>> BEGIN Given records
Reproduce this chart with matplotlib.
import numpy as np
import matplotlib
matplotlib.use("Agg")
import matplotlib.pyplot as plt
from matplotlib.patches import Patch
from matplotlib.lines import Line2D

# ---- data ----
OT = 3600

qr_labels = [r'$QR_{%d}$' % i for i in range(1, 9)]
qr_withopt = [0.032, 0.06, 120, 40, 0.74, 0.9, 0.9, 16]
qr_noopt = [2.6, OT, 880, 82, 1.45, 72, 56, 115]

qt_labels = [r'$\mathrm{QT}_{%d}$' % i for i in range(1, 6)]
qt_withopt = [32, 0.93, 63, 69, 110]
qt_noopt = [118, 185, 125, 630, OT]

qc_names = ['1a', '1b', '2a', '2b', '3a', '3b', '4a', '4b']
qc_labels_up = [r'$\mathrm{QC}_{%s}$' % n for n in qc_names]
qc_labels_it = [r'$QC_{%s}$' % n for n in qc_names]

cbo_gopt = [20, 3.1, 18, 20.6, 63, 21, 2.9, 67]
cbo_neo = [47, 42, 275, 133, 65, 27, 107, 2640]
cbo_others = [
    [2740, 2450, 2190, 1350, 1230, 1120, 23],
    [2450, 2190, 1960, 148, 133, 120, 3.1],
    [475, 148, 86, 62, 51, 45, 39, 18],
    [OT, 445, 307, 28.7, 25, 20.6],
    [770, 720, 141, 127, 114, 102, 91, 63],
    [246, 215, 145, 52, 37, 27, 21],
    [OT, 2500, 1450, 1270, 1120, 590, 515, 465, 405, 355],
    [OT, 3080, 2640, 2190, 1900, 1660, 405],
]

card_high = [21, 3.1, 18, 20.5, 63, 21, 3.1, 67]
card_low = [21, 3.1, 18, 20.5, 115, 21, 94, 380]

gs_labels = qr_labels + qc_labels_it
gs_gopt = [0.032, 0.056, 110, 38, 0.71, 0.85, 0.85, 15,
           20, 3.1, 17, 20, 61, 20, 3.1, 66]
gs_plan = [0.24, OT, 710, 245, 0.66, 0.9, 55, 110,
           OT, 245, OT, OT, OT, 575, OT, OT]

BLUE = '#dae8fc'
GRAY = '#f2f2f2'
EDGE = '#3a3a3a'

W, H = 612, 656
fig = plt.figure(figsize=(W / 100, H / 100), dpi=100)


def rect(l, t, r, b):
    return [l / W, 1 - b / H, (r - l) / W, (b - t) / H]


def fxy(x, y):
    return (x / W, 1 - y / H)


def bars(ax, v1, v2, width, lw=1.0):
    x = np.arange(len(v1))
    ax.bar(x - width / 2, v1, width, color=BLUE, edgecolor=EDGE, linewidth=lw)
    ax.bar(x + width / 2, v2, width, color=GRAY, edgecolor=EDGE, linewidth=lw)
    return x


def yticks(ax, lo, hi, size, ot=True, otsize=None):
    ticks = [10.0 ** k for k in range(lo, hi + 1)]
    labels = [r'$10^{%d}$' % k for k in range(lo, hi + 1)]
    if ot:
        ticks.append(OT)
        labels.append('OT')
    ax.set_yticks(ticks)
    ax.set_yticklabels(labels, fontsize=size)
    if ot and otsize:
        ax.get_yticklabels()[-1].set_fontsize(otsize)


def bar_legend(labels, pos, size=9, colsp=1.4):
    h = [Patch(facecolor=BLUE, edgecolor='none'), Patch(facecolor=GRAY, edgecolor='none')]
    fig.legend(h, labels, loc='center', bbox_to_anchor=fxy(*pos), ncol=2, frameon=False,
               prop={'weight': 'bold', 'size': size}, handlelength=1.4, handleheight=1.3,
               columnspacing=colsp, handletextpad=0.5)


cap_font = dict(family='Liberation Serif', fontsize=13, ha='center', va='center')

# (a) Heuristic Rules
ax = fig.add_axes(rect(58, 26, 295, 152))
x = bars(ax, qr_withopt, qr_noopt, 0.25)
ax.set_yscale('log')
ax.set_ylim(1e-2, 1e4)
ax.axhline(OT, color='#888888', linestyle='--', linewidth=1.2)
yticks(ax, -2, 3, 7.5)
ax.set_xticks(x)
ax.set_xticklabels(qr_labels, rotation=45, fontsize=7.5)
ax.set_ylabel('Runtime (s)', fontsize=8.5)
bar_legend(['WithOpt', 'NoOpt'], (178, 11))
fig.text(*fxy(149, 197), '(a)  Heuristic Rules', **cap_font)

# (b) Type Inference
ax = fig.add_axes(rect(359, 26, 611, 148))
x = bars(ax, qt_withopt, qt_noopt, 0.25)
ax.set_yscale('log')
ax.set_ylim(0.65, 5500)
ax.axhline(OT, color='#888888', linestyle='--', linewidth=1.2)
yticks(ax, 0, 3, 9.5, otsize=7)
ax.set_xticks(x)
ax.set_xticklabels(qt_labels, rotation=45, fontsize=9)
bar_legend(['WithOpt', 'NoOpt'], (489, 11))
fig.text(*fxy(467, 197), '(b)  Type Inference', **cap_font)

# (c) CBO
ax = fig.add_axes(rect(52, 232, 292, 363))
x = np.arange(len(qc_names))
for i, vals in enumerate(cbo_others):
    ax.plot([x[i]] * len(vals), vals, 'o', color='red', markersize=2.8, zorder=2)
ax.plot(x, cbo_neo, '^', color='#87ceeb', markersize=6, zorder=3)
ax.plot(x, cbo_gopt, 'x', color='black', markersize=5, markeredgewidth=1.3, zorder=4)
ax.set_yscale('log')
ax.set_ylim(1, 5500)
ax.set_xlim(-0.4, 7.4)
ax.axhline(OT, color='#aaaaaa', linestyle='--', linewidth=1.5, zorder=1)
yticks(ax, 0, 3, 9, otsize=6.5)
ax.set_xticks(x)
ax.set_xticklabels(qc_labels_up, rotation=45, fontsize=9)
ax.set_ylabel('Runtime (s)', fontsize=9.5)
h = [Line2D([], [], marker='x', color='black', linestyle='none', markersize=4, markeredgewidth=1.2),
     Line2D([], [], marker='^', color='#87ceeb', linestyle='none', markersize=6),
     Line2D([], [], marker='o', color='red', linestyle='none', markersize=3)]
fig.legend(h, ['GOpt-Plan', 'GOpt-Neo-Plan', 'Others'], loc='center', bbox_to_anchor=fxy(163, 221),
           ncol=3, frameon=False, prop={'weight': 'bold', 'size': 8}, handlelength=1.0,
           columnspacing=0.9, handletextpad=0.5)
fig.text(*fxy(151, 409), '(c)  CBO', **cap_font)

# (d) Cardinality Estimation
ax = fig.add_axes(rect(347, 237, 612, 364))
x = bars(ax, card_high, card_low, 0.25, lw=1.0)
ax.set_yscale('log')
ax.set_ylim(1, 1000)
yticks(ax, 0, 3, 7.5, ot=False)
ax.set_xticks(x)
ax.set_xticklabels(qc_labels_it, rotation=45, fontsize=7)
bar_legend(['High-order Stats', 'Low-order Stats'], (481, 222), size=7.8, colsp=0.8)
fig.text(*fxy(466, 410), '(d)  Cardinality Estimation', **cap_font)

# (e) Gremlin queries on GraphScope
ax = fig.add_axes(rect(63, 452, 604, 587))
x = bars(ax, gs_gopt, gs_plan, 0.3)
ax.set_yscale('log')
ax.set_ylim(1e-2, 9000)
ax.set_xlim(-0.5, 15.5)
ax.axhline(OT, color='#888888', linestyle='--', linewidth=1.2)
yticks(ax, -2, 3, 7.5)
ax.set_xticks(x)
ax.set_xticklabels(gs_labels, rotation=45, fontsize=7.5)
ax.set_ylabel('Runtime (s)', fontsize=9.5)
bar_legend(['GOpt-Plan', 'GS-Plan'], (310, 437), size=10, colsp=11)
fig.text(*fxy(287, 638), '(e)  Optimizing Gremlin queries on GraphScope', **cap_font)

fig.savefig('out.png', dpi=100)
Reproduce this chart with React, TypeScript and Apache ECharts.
>> END Given records
From the entries, copy out each line containing the word "chart".

Reproduce this chart with matplotlib.
Reproduce this chart with React, TypeScript and Apache ECharts.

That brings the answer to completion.